▶ Work to do:
Without the pictures, give the entries below again exactly as written.

▶ Data extract:
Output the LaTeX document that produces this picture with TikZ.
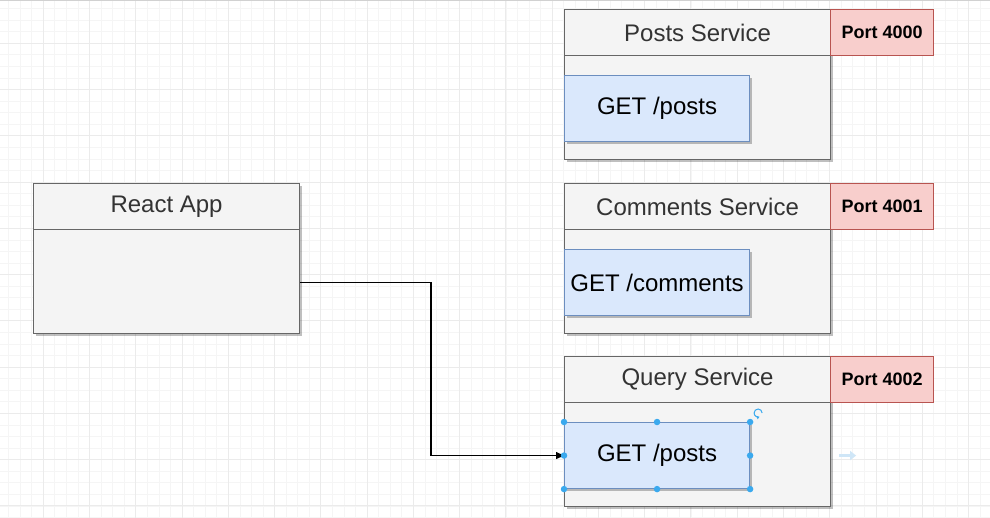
\documentclass[tikz,border=0pt]{standalone}
\usepackage{fontspec}
\setmainfont{Liberation Sans}
\usetikzlibrary{arrows.meta,shadows}

\definecolor{gridminor}{HTML}{F5F5F5}
\definecolor{gridmajor}{HTML}{EBEBEB}
\definecolor{boxfill}{HTML}{F4F4F4}
\definecolor{boxline}{HTML}{666666}
\definecolor{titletext}{HTML}{333333}
\definecolor{epfill}{HTML}{DAE8FC}
\definecolor{epline}{HTML}{6C8EBF}
\definecolor{portfill}{HTML}{F8CECC}
\definecolor{portline}{HTML}{B85450}
\definecolor{handle}{HTML}{3AA9EE}
\definecolor{hintblue}{HTML}{CFE6F7}

\tikzset{
  softshadow/.style={drop shadow={shadow xshift=2.5pt, shadow yshift=-2.5pt, fill=black, opacity=0.25}},
  svcbody/.style={draw=boxline, fill=boxfill, line width=1.1pt, inner sep=0pt,
    anchor=north west, minimum width=266pt, minimum height=150pt, softshadow},
  svchead/.style={draw=boxline, fill=boxfill, line width=1.1pt, inner sep=0pt,
    anchor=north west, minimum width=266pt, minimum height=46pt,
    text=titletext, font=\fontsize{24}{28}\selectfont},
  endpoint/.style={draw=epline, fill=epfill, line width=1.1pt, inner sep=0pt,
    anchor=north west, minimum width=185pt, minimum height=66pt,
    font=\fontsize{24}{28}\selectfont, softshadow},
  portbox/.style={draw=portline, fill=portfill, line width=1.1pt, inner sep=0pt,
    anchor=north west, minimum width=103pt, minimum height=46pt,
    font=\bfseries\fontsize{18}{22}\selectfont},
  conn/.style={draw=black, line width=1.1pt, -{Triangle[length=8pt,width=7pt]}},
  seldot/.style={circle, fill=handle, inner sep=0pt, minimum size=6.5pt},
  hint/.style={draw=hintblue, line width=3pt, -{Triangle[length=6pt,width=9pt]}}
}

\begin{document}
\begin{tikzpicture}[x=1pt,y=-1pt]
  \useasboundingbox (0,0) rectangle (990,518);
  \fill[white] (0,0) rectangle (990,518);

  % background grid
  \foreach \i in {-4,...,86} {
    \pgfmathsetmacro{\gx}{43.3+11.565*\i}
    \draw[gridminor, line width=0.8pt] (\gx,0) -- (\gx,518);
  }
  \foreach \i in {-4,...,44} {
    \pgfmathsetmacro{\gy}{43.3+11.565*\i}
    \draw[gridminor, line width=0.8pt] (0,\gy) -- (990,\gy);
  }
  \foreach \i in {-1,...,21} {
    \pgfmathsetmacro{\gx}{43.3+46.26*\i}
    \draw[gridmajor, line width=0.9pt] (\gx,0) -- (\gx,518);
  }
  \foreach \i in {-1,...,11} {
    \pgfmathsetmacro{\gy}{43.3+46.26*\i}
    \draw[gridmajor, line width=0.9pt] (0,\gy) -- (990,\gy);
  }
  \draw[black!18, line width=1pt] (0,0.5) -- (990,0.5);

  % React App
  \node[svcbody] (reactbody) at (33,183) {};
  \node[svchead] (reacthead) at (33,183) {React App};

  % Posts Service
  \node[svcbody] (postsbody) at (564,9) {};
  \node[svchead] (postshead) at (564,9) {Posts Service};
  \node[portbox] (postsport) at (830,9) {Port 4000};
  \node[endpoint] (postsget) at (564,75) {GET /posts};

  % Comments Service
  \node[svcbody] (commbody) at (564,183) {};
  \node[svchead] (commhead) at (564,183) {Comments Service};
  \node[portbox] (commport) at (830,183) {Port 4001};
  \node[endpoint] (commget) at (564,249) {GET /comments};

  % Query Service
  \node[svcbody] (querybody) at (564,356) {};
  \node[svchead] (queryhead) at (564,356) {Query Service};
  \node[portbox] (queryport) at (830,356) {Port 4002};
  \node[endpoint] (queryget) at (564,422) {GET /posts};

  % request from the React app to the query endpoint
  \path (reacthead.south east) -- (reactbody.south east) coordinate[pos=0.5] (reactout);
  \coordinate (bend) at (431,0);
  \draw[conn] (reactout) -- (bend |- reactout) |- (queryget.west);

  % selection handles on the query endpoint
  \foreach \a in {north west,north,north east,west,east,south west,south,south east}
    \node[seldot] at (queryget.\a) {};
  \draw[handle, line width=1pt, -{Triangle[length=2.6pt,width=3.4pt]}]
    ([shift={(12,-9)}]queryget.north east) arc[start angle=0, end angle=290, radius=4pt];

  % hover hint arrow
  \path (querybody.east |- queryget.east) ++(8,0) coordinate (hintA) ++(17,0) coordinate (hintB);
  \draw[hint] (hintA) -- (hintB);
\end{tikzpicture}
\end{document}
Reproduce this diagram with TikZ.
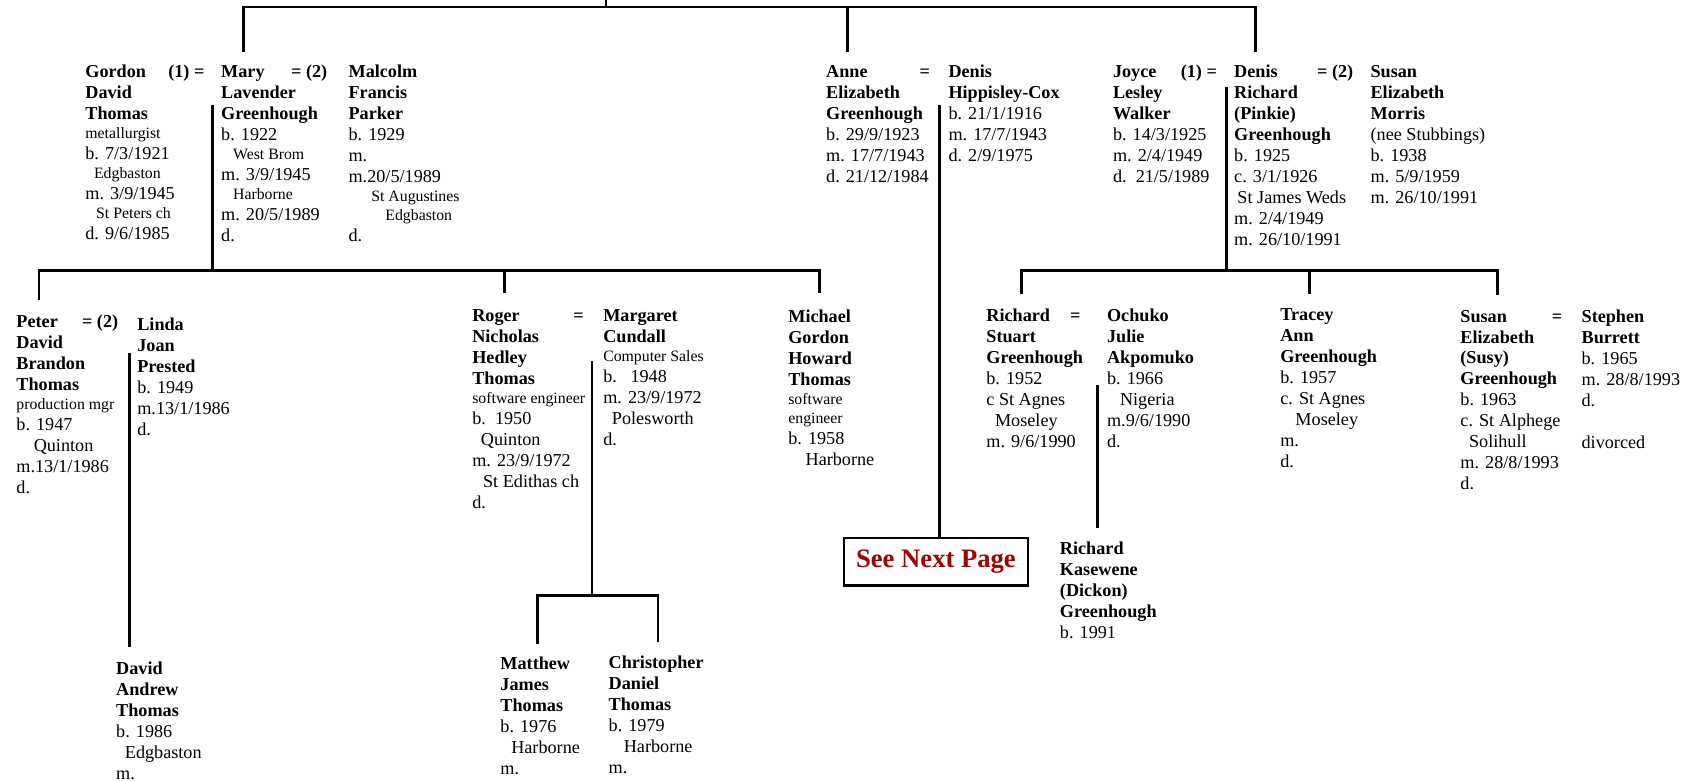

▶ Answer in full:
Output the LaTeX document that produces this picture with TikZ.
\documentclass[tikz,border=0pt]{standalone}
\usepackage{fontspec}
\setmainfont{Liberation Sans}
\usetikzlibrary{arrows.meta,shadows}

\definecolor{gridminor}{HTML}{F5F5F5}
\definecolor{gridmajor}{HTML}{EBEBEB}
\definecolor{boxfill}{HTML}{F4F4F4}
\definecolor{boxline}{HTML}{666666}
\definecolor{titletext}{HTML}{333333}
\definecolor{epfill}{HTML}{DAE8FC}
\definecolor{epline}{HTML}{6C8EBF}
\definecolor{portfill}{HTML}{F8CECC}
\definecolor{portline}{HTML}{B85450}
\definecolor{handle}{HTML}{3AA9EE}
\definecolor{hintblue}{HTML}{CFE6F7}

\tikzset{
  softshadow/.style={drop shadow={shadow xshift=2.5pt, shadow yshift=-2.5pt, fill=black, opacity=0.25}},
  svcbody/.style={draw=boxline, fill=boxfill, line width=1.1pt, inner sep=0pt,
    anchor=north west, minimum width=266pt, minimum height=150pt, softshadow},
  svchead/.style={draw=boxline, fill=boxfill, line width=1.1pt, inner sep=0pt,
    anchor=north west, minimum width=266pt, minimum height=46pt,
    text=titletext, font=\fontsize{24}{28}\selectfont},
  endpoint/.style={draw=epline, fill=epfill, line width=1.1pt, inner sep=0pt,
    anchor=north west, minimum width=185pt, minimum height=66pt,
    font=\fontsize{24}{28}\selectfont, softshadow},
  portbox/.style={draw=portline, fill=portfill, line width=1.1pt, inner sep=0pt,
    anchor=north west, minimum width=103pt, minimum height=46pt,
    font=\bfseries\fontsize{18}{22}\selectfont},
  conn/.style={draw=black, line width=1.1pt, -{Triangle[length=8pt,width=7pt]}},
  seldot/.style={circle, fill=handle, inner sep=0pt, minimum size=6.5pt},
  hint/.style={draw=hintblue, line width=3pt, -{Triangle[length=6pt,width=9pt]}}
}

\begin{document}
\begin{tikzpicture}[x=1pt,y=-1pt]
  \useasboundingbox (0,0) rectangle (990,518);
  \fill[white] (0,0) rectangle (990,518);

  % background grid
  \foreach \i in {-4,...,86} {
    \pgfmathsetmacro{\gx}{43.3+11.565*\i}
    \draw[gridminor, line width=0.8pt] (\gx,0) -- (\gx,518);
  }
  \foreach \i in {-4,...,44} {
    \pgfmathsetmacro{\gy}{43.3+11.565*\i}
    \draw[gridminor, line width=0.8pt] (0,\gy) -- (990,\gy);
  }
  \foreach \i in {-1,...,21} {
    \pgfmathsetmacro{\gx}{43.3+46.26*\i}
    \draw[gridmajor, line width=0.9pt] (\gx,0) -- (\gx,518);
  }
  \foreach \i in {-1,...,11} {
    \pgfmathsetmacro{\gy}{43.3+46.26*\i}
    \draw[gridmajor, line width=0.9pt] (0,\gy) -- (990,\gy);
  }
  \draw[black!18, line width=1pt] (0,0.5) -- (990,0.5);

  % React App
  \node[svcbody] (reactbody) at (33,183) {};
  \node[svchead] (reacthead) at (33,183) {React App};

  % Posts Service
  \node[svcbody] (postsbody) at (564,9) {};
  \node[svchead] (postshead) at (564,9) {Posts Service};
  \node[portbox] (postsport) at (830,9) {Port 4000};
  \node[endpoint] (postsget) at (564,75) {GET /posts};

  % Comments Service
  \node[svcbody] (commbody) at (564,183) {};
  \node[svchead] (commhead) at (564,183) {Comments Service};
  \node[portbox] (commport) at (830,183) {Port 4001};
  \node[endpoint] (commget) at (564,249) {GET /comments};

  % Query Service
  \node[svcbody] (querybody) at (564,356) {};
  \node[svchead] (queryhead) at (564,356) {Query Service};
  \node[portbox] (queryport) at (830,356) {Port 4002};
  \node[endpoint] (queryget) at (564,422) {GET /posts};

  % request from the React app to the query endpoint
  \path (reacthead.south east) -- (reactbody.south east) coordinate[pos=0.5] (reactout);
  \coordinate (bend) at (431,0);
  \draw[conn] (reactout) -- (bend |- reactout) |- (queryget.west);

  % selection handles on the query endpoint
  \foreach \a in {north west,north,north east,west,east,south west,south,south east}
    \node[seldot] at (queryget.\a) {};
  \draw[handle, line width=1pt, -{Triangle[length=2.6pt,width=3.4pt]}]
    ([shift={(12,-9)}]queryget.north east) arc[start angle=0, end angle=290, radius=4pt];

  % hover hint arrow
  \path (querybody.east |- queryget.east) ++(8,0) coordinate (hintA) ++(17,0) coordinate (hintB);
  \draw[hint] (hintA) -- (hintB);
\end{tikzpicture}
\end{document}
Reproduce this diagram with TikZ.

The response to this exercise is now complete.